Here are my effective strategies for those times when you look in the rearview mirror and a giant hamburger is chasing you. They hold true whether you're riding in planes, trains or automobiles, for business or pleasure.
Stay Strong. It's easy when you're on the road to make bad choices and simply write them off as "survival" ("I'd never eat that at home." "I had no choice!"). It's understandable, but really, you're only fooling yourself. Whether you're hopping in the car for a day of family adventure or heading for the daily grind on your commute, have a game plan and visualize your day in advance: a healthy lunch stop? A good snack packed? A day or part of a day, on the road shouldn't mean extra calories or extra volume. So even while you're traveling, try to keep your day as consistent as a day at home.
Snack Packs. Strategic snacking is one of the cornerstones of a successful healthy-eating plan. Pack some healthy snacks before you leave the house. Snacks will help you keep a regular eating schedule and save you when you're miles from food, but starving. It's tempting to munch away as you cover the miles, but just because the snacks are healthy doesn't mean they don't have calories and they don't count. Think portable single-serve packets of satisfying, healthy snacks. Some of my favorites include Somersault Sunflower Seed Bites, 100-calorie packs of almonds, healthy bars, hand fruit (apple, pear, etc.) and plastic bags of cut-up veggies. And don't forget to pack water!

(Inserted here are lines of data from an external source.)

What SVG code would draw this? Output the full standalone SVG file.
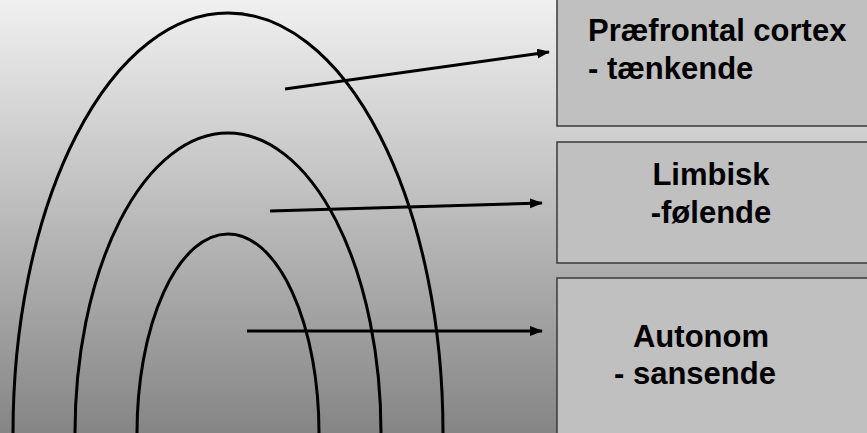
<svg xmlns="http://www.w3.org/2000/svg" width="867" height="433" viewBox="0 0 867 433">
<style>
.box{fill:#c0c0c0;stroke:#3a3a3a;stroke-width:1.5}
.lbl{font-family:"Liberation Sans",Arial,sans-serif;font-weight:bold;font-size:31px;fill:#000}
.arch{fill:none;stroke:#000;stroke-width:3}
.conn{fill:none;stroke:#000;stroke-width:3}
</style>
<defs>
<linearGradient id="bg" x1="0" y1="0" x2="0" y2="1">
<stop offset="0" stop-color="#f0f0f0"/>
<stop offset="1" stop-color="#858585"/>
</linearGradient>
<marker id="ah" markerUnits="userSpaceOnUse" markerWidth="14" markerHeight="12" refX="12" refY="5" orient="auto">
<path d="M0,0 L13,5 L0,10 z" fill="#000"/>
</marker>
</defs>
<rect x="0" y="0" width="867" height="433" fill="url(#bg)"/>
<g id="arches">
<path class="arch" d="M13,433 A215,420 0 0 1 443,433"/>
<path class="arch" d="M75,433 A153,300 0 0 1 381,433"/>
<path class="arch" d="M137,433 A91,199 0 0 1 319,433"/>
</g>
<g id="node-praefrontal">
<rect class="box" x="557" y="-10" width="320" height="136"/>
<text class="lbl" x="588" y="41">Præfrontal cortex</text>
<text class="lbl" x="588" y="79">- tænkende</text>
</g>
<g id="node-limbisk">
<rect class="box" x="557" y="142" width="320" height="121"/>
<text class="lbl" x="711" y="185" text-anchor="middle">Limbisk</text>
<text class="lbl" x="711" y="223" text-anchor="middle">-følende</text>
</g>
<g id="node-autonom">
<rect class="box" x="557" y="278" width="320" height="170"/>
<text class="lbl" x="701" y="347" text-anchor="middle">Autonom</text>
<text class="lbl" x="695" y="384" text-anchor="middle">- sansende</text>
</g>
<g id="connectors">
<line class="conn" x1="285" y1="89" x2="549" y2="52" marker-end="url(#ah)"/>
<line class="conn" x1="270" y1="211" x2="542" y2="203" marker-end="url(#ah)"/>
<line class="conn" x1="247" y1="331" x2="542" y2="331" marker-end="url(#ah)"/>
</g>
</svg>
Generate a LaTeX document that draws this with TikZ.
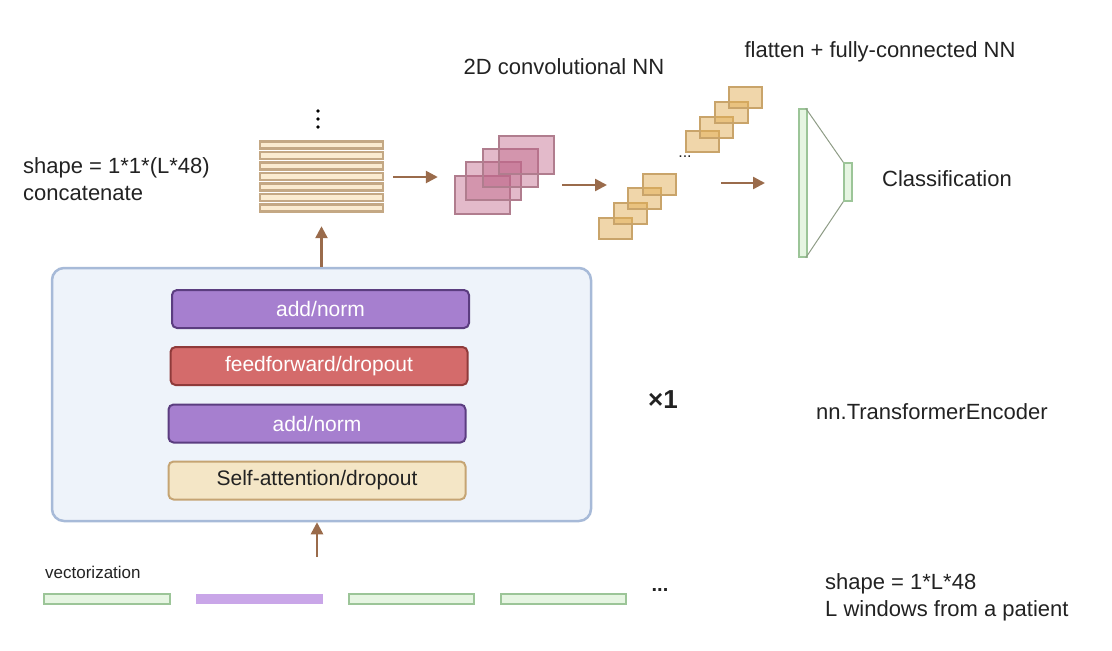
\documentclass[tikz,border=0pt]{standalone}
\usepackage{fontspec}
\setmainfont{Liberation Sans}
\usetikzlibrary{arrows.meta}

\definecolor{textc}{HTML}{222222}
\definecolor{encfill}{HTML}{EEF3FA}
\definecolor{encdraw}{HTML}{A7BAD8}
\definecolor{purpfill}{HTML}{A67FCF}
\definecolor{purpdraw}{HTML}{5B3D80}
\definecolor{redfill}{HTML}{D46B6B}
\definecolor{reddraw}{HTML}{8F3A3A}
\definecolor{yelfill}{HTML}{F4E6C6}
\definecolor{yeldraw}{HTML}{C5A473}
\definecolor{arrc}{HTML}{9A6B4B}
\definecolor{stripfill}{HTML}{FBEBCF}
\definecolor{stripdraw}{HTML}{C4A884}
\definecolor{convfill}{HTML}{C0678A}
\definecolor{convdraw}{HTML}{B07D8E}
\definecolor{mapfill}{HTML}{E2AE55}
\definecolor{mapdraw}{HTML}{C9A46A}
\definecolor{fcfill}{HTML}{E6F5E2}
\definecolor{fcdraw}{HTML}{9CC598}
\definecolor{fcline}{HTML}{8E9C86}
\definecolor{vecpurp}{HTML}{C9A6E8}

\tikzstyle{block}=[rectangle,rounded corners=5pt,line width=2pt,minimum width=297pt,minimum height=38pt,inner sep=0pt,font=\fontsize{21}{25}\selectfont]
\tikzstyle{blockp}=[block,fill=purpfill,draw=purpdraw,text=white]
\tikzstyle{blockr}=[block,fill=redfill,draw=reddraw,text=white]
\tikzstyle{blocky}=[block,fill=yelfill,draw=yeldraw,text=textc]
\tikzstyle{encbox}=[rectangle,rounded corners=12pt,line width=2.5pt,fill=encfill,draw=encdraw,minimum width=539pt,minimum height=253pt,inner sep=0pt]
\tikzstyle{arr}=[-{Triangle[length=12pt,width=12pt]},line width=2.5pt,draw=arrc,fill=arrc]
\tikzstyle{lbl}=[font=\fontsize{22}{27}\selectfont,text=textc,inner sep=0pt]
\tikzstyle{lblsmall}=[font=\fontsize{17}{20}\selectfont,text=textc,inner sep=0pt]
\tikzstyle{fcbox}=[rectangle,fill=fcfill,draw=fcdraw,line width=1.5pt,inner sep=0pt]

\begin{document}
\begin{tikzpicture}[x=1pt,y=-1pt]
    \useasboundingbox (0,0) rectangle (1112,651);

    % transformer encoder
    \node[encbox] (enc) at (321.5,394.5) {};
    \node[blockp] (an1) at (320.5,309) {add/norm};
    \node[blockr] (ff)  at (319,366)   {feedforward/dropout};
    \node[blockp] (an2) at (317,423.5) {add/norm};
    \node[blocky] (sa)  at (317,480.5) {Self-attention/dropout};
    \node[font=\fontsize{26}{30}\selectfont\bfseries,text=textc] (rep) at (663,400) {×1};
    \node[lbl,anchor=west] (enclbl) at (816,412) {nn.TransformerEncoder};

    % input vectors
    \node[lblsmall,anchor=west] (veclbl) at (45,572) {vectorization};
    \foreach \xa/\xb in {44/170,349/474,501/626}
        \draw[fill=fcfill,draw=fcdraw,line width=1.5pt] (\xa,594) rectangle (\xb,604);
    \fill[vecpurp] (196,594) rectangle (323,604);
    \node[font=\fontsize{20}{24}\selectfont\bfseries,text=textc] (vecdots) at (660,590) {...};
    \node[lbl,anchor=west,align=left] (inlbl) at (825,597) {shape = 1*L*48\\L windows from a patient};
    \coordinate (vin) at (317,557);
    \draw[arr] (vin) -- (vin |- enc.south);

    % concatenated output
    \node[minimum width=125pt,minimum height=72pt,inner sep=0pt] (stack) at (321.5,177) {};
    \foreach \i in {0,...,6}
        \draw[fill=stripfill,draw=stripdraw,line width=2.5pt] (260,141.5+\i*10.5) rectangle (383,148.5+\i*10.5);
    \foreach \y in {111,119,127}
        \fill (318,\y) circle (1.8);
    \node[lbl,anchor=west,align=left] (catlbl) at (23,179) {shape = 1*1*(L*48)\\concatenate};
    \draw[arr,shorten >=13pt] (enc.north) -- (stack.south);

    % 2D conv
    \node[minimum width=99pt,minimum height=78pt,inner sep=0pt] (conv) at (504.5,175) {};
    \foreach \x/\y in {455/176,466/162,483/149,499/136}
        \draw[fill=convfill,fill opacity=0.45,draw=convdraw,line width=1.5pt] (\x,\y) rectangle ++(55,38);
    \node[lbl] (convlbl) at (564,67) {2D convolutional NN};
    \draw[arr,shorten <=9pt,shorten >=17pt] (stack.east) -- (stack.east -| conv.west);

    % feature maps
    \foreach \x/\y in {599/218,614/203,628/188,643/174,686/131,700/117,715/102,729/87}
        \draw[fill=mapfill,fill opacity=0.5,draw=mapdraw,line width=1.5pt] (\x,\y) rectangle ++(33,21);
    \node[font=\fontsize{16}{20}\selectfont,text=textc] (mapdots) at (685,157) {...};
    \coordinate (c2a) at (562,185);
    \coordinate (c2b) at (607,185);
    \draw[arr] (c2a) -- (c2b);

    % flatten + fc
    \node[fcbox,minimum width=8pt,minimum height=148pt] (fcbig) at (803,183) {};
    \node[fcbox,minimum width=8pt,minimum height=38pt] (fcsmall) at (848,182) {};
    \draw[fcline,line width=1pt] ([xshift=-2pt]fcbig.north east) -- (fcsmall.north west);
    \draw[fcline,line width=1pt] ([xshift=-2pt]fcbig.south east) -- (fcsmall.south west);
    \node[lbl] (fclbl) at (880,52) {flatten + fully-connected NN};
    \node[lbl,anchor=west] (cls) at (882,179) {Classification};
    \coordinate (c3a) at (721,183);
    \coordinate (c3b) at (765,183);
    \draw[arr] (c3a) -- (c3b);
\end{tikzpicture}
\end{document}
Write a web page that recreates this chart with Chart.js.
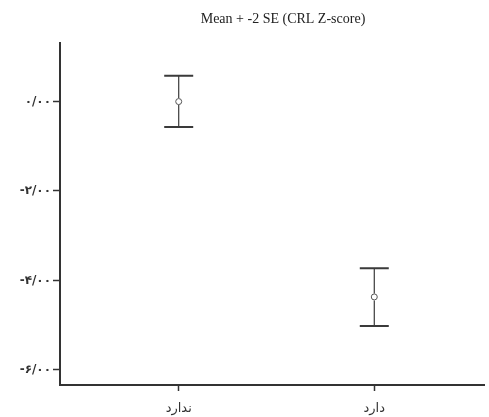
<!DOCTYPE html>
<html>
<head>
<meta charset="utf-8">
<script src="https://cdn.jsdelivr.net/npm/chart.js@4"></script>
<style>
  html, body { margin: 0; padding: 0; background: #fff; overflow: hidden; }
</style>
</head>
<body>
<canvas id="seChart" width="489" height="417"></canvas>
<script>
var categories = ['ندارد', 'دارد'];
var catPositions = [1, 2];
var means = [0.0, -4.37];
var upper = [0.58, -3.73];
var lower = [-0.57, -5.02];
var yTicks = [0, -2, -4, -6];
var titleText = 'Mean + -2 SE (CRL Z-score)';

var persianDigits = '۰۱۲۳۴۵۶۷۸۹';
function toPersian(v) {
    return v.toFixed(2).replace(/[0-9]/g, function (d) {
        return persianDigits[+d];
    }).replace('.', '/');
}

var points = catPositions.map(function (x, i) {
    return { x: x, y: means[i] };
});

// error bars drawn from the arrays through the chart scales
var errorBars = {
    id: 'errorBars',
    afterDatasetsDraw: function (chart) {
        var ctx = chart.ctx;
        var xs = chart.scales.x, ys = chart.scales.y;
        ctx.save();
        ctx.strokeStyle = '#3a3a3a';
        catPositions.forEach(function (x, i) {
            var px = xs.getPixelForValue(x);
            var pTop = ys.getPixelForValue(upper[i]);
            var pBot = ys.getPixelForValue(lower[i]);
            var pMid = ys.getPixelForValue(means[i]);
            ctx.lineWidth = 1.2;
            ctx.beginPath();
            ctx.moveTo(px, pTop);
            ctx.lineTo(px, pMid - 3.5);
            ctx.moveTo(px, pMid + 3.5);
            ctx.lineTo(px, pBot);
            ctx.stroke();
            ctx.lineWidth = 2;
            ctx.beginPath();
            ctx.moveTo(px - 14.5, pTop);
            ctx.lineTo(px + 14.5, pTop);
            ctx.moveTo(px - 14.5, pBot);
            ctx.lineTo(px + 14.5, pBot);
            ctx.stroke();
        });
        ctx.restore();
    }
};

var titlePlugin = {
    id: 'offsetTitle',
    afterDraw: function (chart) {
        var ctx = chart.ctx;
        ctx.save();
        ctx.font = '14px "Liberation Serif", "Times New Roman", serif';
        ctx.fillStyle = '#222';
        ctx.textAlign = 'center';
        ctx.textBaseline = 'middle';
        ctx.fillText(titleText, 283, 19);
        ctx.restore();
    }
};

var ctx = document.getElementById('seChart').getContext('2d');
var seChart = new Chart(ctx, {
    type: 'scatter',
    data: {
        datasets: [{
            data: points,
            pointStyle: 'circle',
            pointRadius: 3,
            pointBorderWidth: 1,
            pointBorderColor: '#555',
            pointBackgroundColor: '#fff'
        }]
    },
    options: {
        responsive: false,
        animation: false,
        layout: { padding: { top: 43, right: 0, left: 0, bottom: 0 } },
        plugins: {
            legend: { display: false },
            tooltip: { enabled: false },
            title: { display: false }
        },
        scales: {
            x: {
                type: 'linear',
                min: 0.393,
                max: 2.561,
                afterBuildTicks: function (scale) {
                    scale.ticks = catPositions.map(function (v) { return { value: v }; });
                },
                afterFit: function (scale) {
                    scale.height = 32;
                    scale.paddingLeft = 0;
                    scale.paddingRight = 0;
                },
                grid: { drawOnChartArea: false, drawTicks: true, tickLength: 6, tickColor: '#333', tickWidth: 1.5 },
                border: { display: true, color: '#333', width: 2 },
                ticks: {
                    padding: 10,
                    color: '#333',
                    font: { family: '"DejaVu Sans", sans-serif', size: 13 },
                    callback: function (v) {
                        var i = catPositions.indexOf(v);
                        return i >= 0 ? categories[i] : '';
                    }
                }
            },
            y: {
                min: -6.34,
                max: 1.31,
                afterBuildTicks: function (scale) {
                    scale.ticks = yTicks.map(function (v) { return { value: v }; });
                },
                afterFit: function (scale) {
                    scale.width = 60;
                    scale.paddingTop = 0;
                    scale.paddingBottom = 0;
                },
                grid: { drawOnChartArea: false, drawTicks: true, tickLength: 7, tickColor: '#333', tickWidth: 1.5 },
                border: { display: true, color: '#333', width: 2 },
                ticks: {
                    padding: 2,
                    color: '#333',
                    font: { family: '"DejaVu Sans", sans-serif', size: 12, weight: 'bold' },
                    callback: function (v) { return toPersian(v); }
                }
            }
        }
    },
    plugins: [errorBars, titlePlugin]
});
</script>
</body>
</html>
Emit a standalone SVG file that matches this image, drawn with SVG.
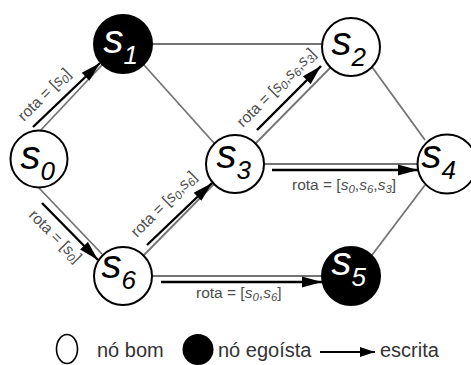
<svg xmlns="http://www.w3.org/2000/svg" width="471" height="365" viewBox="0 0 471 365">
<style>
.edge{stroke:#747474;stroke-width:1.8;fill:none}
.arr{stroke:#000;stroke-width:2.4;fill:none;marker-end:url(#ah)}
.node{stroke:#000;stroke-width:2}
.good{fill:#fff}
.bad{fill:#000}
.nl{font-family:"Liberation Sans",Arial,sans-serif;font-style:italic;font-size:40px}
.nl tspan{font-size:26px}
.lbl{font-family:"Liberation Sans",Arial,sans-serif;font-size:15.5px;fill:#4d4d4d}
.lbl .v{font-style:italic}
.lbl .sub{font-style:italic;font-size:11.5px}
.leg{font-family:"Liberation Sans",Arial,sans-serif;font-size:20px;fill:#333}
</style>
<defs>
<marker id="ah" markerUnits="userSpaceOnUse" markerWidth="21" markerHeight="12" refX="20" refY="6" orient="auto">
<path d="M0,0.5 L20,6 L0,11.5 z" fill="#000"/>
</marker>
<marker id="ahs" markerUnits="userSpaceOnUse" markerWidth="16" markerHeight="11" refX="15" refY="5.5" orient="auto">
<path d="M0,0.5 L15,5.5 L0,10.5 z" fill="#000"/>
</marker>
</defs>
<g id="connectors">
<line class="edge" x1="40" y1="131" x2="102" y2="65"/>
<line class="edge" x1="39" y1="188" x2="102" y2="254"/>
<line class="edge" x1="144" y1="255" x2="214" y2="184"/>
<line class="edge" x1="256" y1="143" x2="331" y2="67"/>
<line class="edge" x1="152" y1="44" x2="322" y2="44"/>
<line class="edge" x1="144" y1="65" x2="214" y2="143"/>
<line class="edge" x1="264" y1="164" x2="418" y2="164"/>
<line class="edge" x1="152" y1="276" x2="322" y2="276"/>
<line class="edge" x1="372" y1="67" x2="425" y2="140"/>
<line class="edge" x1="372" y1="255" x2="425" y2="185"/>
<line class="arr" x1="33" y1="127" x2="100" y2="63"/>
<line class="arr" x1="42" y1="203" x2="98" y2="260"/>
<line class="arr" x1="147" y1="245" x2="212" y2="183"/>
<line class="arr" x1="257" y1="130" x2="321" y2="66"/>
<line class="arr" x1="272" y1="170" x2="418" y2="170"/>
<line class="arr" x1="161" y1="282" x2="322" y2="282"/>
<text class="lbl" transform="translate(24,122) rotate(-45)">rota = [<tspan class="v">s</tspan><tspan class="sub" dy="3">0</tspan><tspan dy="-3">]</tspan></text>
<text class="lbl" transform="translate(28,216) rotate(45)">rota = [<tspan class="v">s</tspan><tspan class="sub" dy="3">0</tspan><tspan dy="-3">]</tspan></text>
<text class="lbl" transform="translate(137,238) rotate(-45)">rota = [<tspan class="v">s</tspan><tspan class="sub" dy="3">0</tspan><tspan dy="-3">,</tspan><tspan class="v">s</tspan><tspan class="sub" dy="3">6</tspan><tspan dy="-3">]</tspan></text>
<text class="lbl" transform="translate(243,128) rotate(-45)">rota = [<tspan class="v">s</tspan><tspan class="sub" dy="3">0</tspan><tspan dy="-3">,</tspan><tspan class="v">s</tspan><tspan class="sub" dy="3">6</tspan><tspan dy="-3">,</tspan><tspan class="v">s</tspan><tspan class="sub" dy="3">3</tspan><tspan dy="-3">]</tspan></text>
<text class="lbl" x="292" y="190">rota = [<tspan class="v">s</tspan><tspan class="sub" dy="3">0</tspan><tspan dy="-3">,</tspan><tspan class="v">s</tspan><tspan class="sub" dy="3">6</tspan><tspan dy="-3">,</tspan><tspan class="v">s</tspan><tspan class="sub" dy="3">3</tspan><tspan dy="-3">]</tspan></text>
<text class="lbl" x="196" y="298">rota = [<tspan class="v">s</tspan><tspan class="sub" dy="3">0</tspan><tspan dy="-3">,</tspan><tspan class="v">s</tspan><tspan class="sub" dy="3">6</tspan><tspan dy="-3">]</tspan></text>
</g>
<g id="s0"><circle class="node good" cx="39" cy="159" r="28.5"/><text class="nl" x="20.5" y="169" fill="#000">s<tspan dy="11">0</tspan></text></g>
<g id="s1"><circle class="node bad" cx="123" cy="44" r="29"/><text class="nl" x="103.5" y="53" fill="#fff">s<tspan dy="11">1</tspan></text></g>
<g id="s2"><circle class="node good" cx="351" cy="47" r="29"/><text class="nl" x="331.5" y="55" fill="#000">s<tspan dy="11">2</tspan></text></g>
<g id="s3"><circle class="node good" cx="235" cy="164" r="29"/><text class="nl" x="216.5" y="168" fill="#000">s<tspan dy="11">3</tspan></text></g>
<g id="s4"><circle class="node good" cx="447" cy="164" r="29.5"/><text class="nl" x="421.5" y="168" fill="#000">s<tspan dy="11">4</tspan></text></g>
<g id="s5"><circle class="node bad" cx="351" cy="276" r="29"/><text class="nl" x="331.5" y="275" fill="#fff">s<tspan dy="11">5</tspan></text></g>
<g id="s6"><circle class="node good" cx="123" cy="276" r="29"/><text class="nl" x="101.5" y="278" fill="#000">s<tspan dy="11">6</tspan></text></g>
<g id="legend">
<ellipse cx="67" cy="349" rx="10.5" ry="14.5" fill="#fff" stroke="#000" stroke-width="1.6"/>
<text class="leg" x="97" y="357">nó bom</text>
<circle cx="198" cy="349.5" r="15.5" fill="#000"/>
<text class="leg" x="218" y="357">nó egoísta</text>
<line x1="320" y1="352" x2="375" y2="352" stroke="#000" stroke-width="2" marker-end="url(#ahs)"/>
<text class="leg" x="380" y="357">escrita</text>
</g>
</svg>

Don't Be Fooled by Fatigue. Many trips include stretches of fatigue and we can often mistake fatigue for hunger. Don't seek solace in carbs, no matter how strong your inclination. Try a quick workout, a brief shower or a brisk walk around the neighborhood. Also, remember dehydration can make you feel tired. Keep your water bottle handy.
Stay Active. Whether you'r on a car trip or a long flight, it's important to take stretch breaks. And look for hotels that have fitness centers. Traveling can actually create an opportunity for you to exercise - no dog to walk, no cooking to do, no homework to supervise. Get up a little early and squeeze in a workout, even if it's just twenty quick minutes, you'll get a terrific head start to your day. Exercise is a great way to smooth out the bumps in any road and make you feel more settled and in control.
Brown Bag is Best. When traveling by car, bus or train, it's easy to bring along your food. When you pack it yourself, you can control your food and sidestep roadside calorie disasters. Brown bagging makes it easier for your to stick to your regular eating schedule. The food is ready when you are. This also prevents the delayed meals that can erode your determination to eat well.
Hydrate. Keeping up with your fluids really helps your digestion, which can become sluggish when you travel. We know that plenty of fluids gives your metabolism the boost it needs to keep firing along at a nice calorie-burning rate. It also keep your immune system strong. While travel can take a toll, with lack of sleep, cramped spaces, and free-range germs, extra water will keep your defenses operation at peak performance. Hydrating also keeps you feeling full and less likely to overeat. So pack your water bottle and sip regularly.
These strategies will help all travelers stick to their diet resolutions.